Ian Cowie suggests investors consider trusts exposed to an enduring consequence of the coronavirus pandemic.
Here is how investors, who fear they have left it too late to log on to the online shopping boom, can catch up with an investment trust yielding 6% and trading at a double-digit discount.
Ignore the red-hot technology sector, where the typical trust is now priced at a premium to net asset value (NAV), and consider instead funds exposed to a fundamental requirement of internet retail; warehouses or ‘big box’ storage and distribution sites.
Everyone can see how the coronavirus is hurting the high street. But fewer investors are following how many of those consumers’ pounds and euros are being diverted into 'clicks and mortar’ logistical operations on the edge of town.
It might be worth taking a closer look. For example, Aberdeen Standard European Logistics reports “unprecedented demand” from online food and pharmaceutical companies among the tenants of its 14 warehouses across five continental countries. Everything you buy on the internet has to be stored somewhere before it is delivered to your door.
While shares in Polar Capital Technology, a more obvious way into digital retail, have soared by 39% over the last year, ASLI shares have slumped by 9.8% over the same period, according to independent statisticians Morningstar. One share seems pricey; the other looks cheap.
Both shares are in my ‘forever fund’ and I am jolly glad I have held PCT for more than a decade. But ASLI - in which I invested at flotation in December 2017 - may offer better value for contrarian buyers today, with its shares trading nearly 13% below NAV.
Fund manager Evert Castelein explained: “While some of our tenants are experiencing short-term operational and financial challenges, a good proportion of our tenants are experiencing greatly increased levels of trading as demand for home delivery and essential logistics have risen sharply.
“Three of our top four tenants by income operate in the food and pharmaceutical sectors and they are experiencing unprecedented levels of trading volume. While the Covid-19 pandemic creates significant short-term market disruption, the forced lockdown and reduced social mobility for the foreseeable future will inevitably lead to an accelerated take up of e-commerce in European countries.”
Aversion to one sector
Against all that, ASLI’s share price has been dragged down by aversion to the property sector in general as fears rise of tenancy voids and rental holidays being demanded by distressed retailers. Those fears should not be underplayed because, although all of ASLI’s first-quarter rents were paid on time, a third remained unpaid at the end of April.
Castelein claimed: “Following the conclusion of rent deferral discussions, the level of payments for the second quarter is expected to materially increase as tenants fulfil their payment obligations.”
While shareholders wait to see how many of those ‘cheques in the post’ actually arrive and are honoured, ASLI can point to outperformance over the last difficult year both in terms of total returns and dividend yield. It’s closest rival, Tritax EuroBox, has shrunk shareholders’ capital by 19% and yields 3.9% to trade on a discount of 22%. The comparable figures for ASLI are a loss of 9.8%, a yield of 6% and a 13% discount.

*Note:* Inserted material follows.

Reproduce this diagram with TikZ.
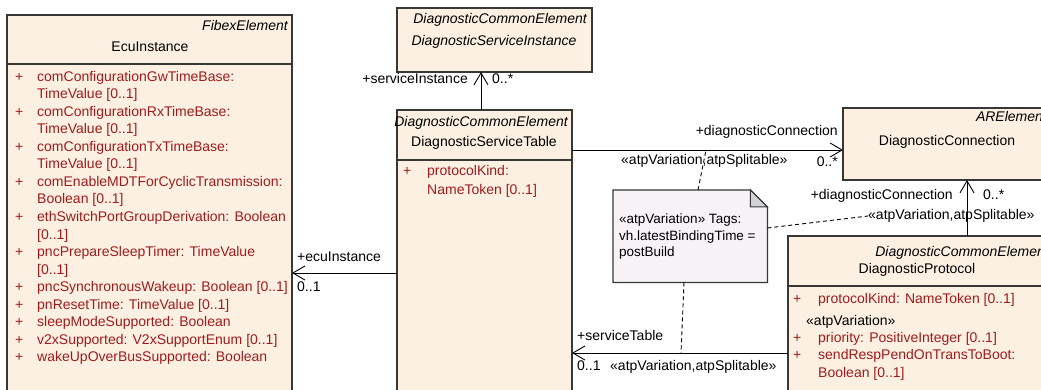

Meanwhile, the average for the Association of Investment Companies Property: Europe sector is a capital loss of nearly 18%, a yield of 4.3% and a discount of 25%. The explanation is that conventional property trusts are depressed by exposure to depopulated office, manufacturing and retail assets.
For example, Schroder European Real Estate has shrunk shareholders’ capital by an eye-watering 38% over the last year, to trade at an eye-stretching 41% discount to NAV. Bargain-seeking income investors might be tempted by its 9.8% dividend yield but they will need to be brave.
Closer to home, in the Property: UK Commercial sector, Tritax Big Box is the daddy of them all with total assets of nearly £3.7 billion, compared to £218 million at ASLI, €477 million at BOXE and £163 million at SERE.
But size is no guarantee of safety for shareholders and BBOX has shrunk their capital by 8.1% over the last year, to trade at a 13% discount to NAV with a 5.4% yield. As its name suggests, this trust also focuses on warehouses and gives indirect exposure to the trend toward shopping online.
From a financial point of view, this looks likely to be the biggest and most long-lasting of all the consequences of the coronavirus crisis. Many folk of all ages, who had formerly shunned shopping online, have been given a crash course in internet retail by the coronavirus and may remain converts forever.
Spending half of Saturday at the supermarket or shopping mall might soon seem as quaint as 1950s consumers traipsing up and down the high street, popping into the butcher, the greengrocer and the off-licence. That view is in the share price at PCT, but it certainly is not at ASLI, BBOX or BOXE.
Ian Cowie owns shares in ASLI and PCT as part of a diversified portfolio of global equities. He is a freelance contributor and not a direct employee of interactive investor, Money Observer's parent company.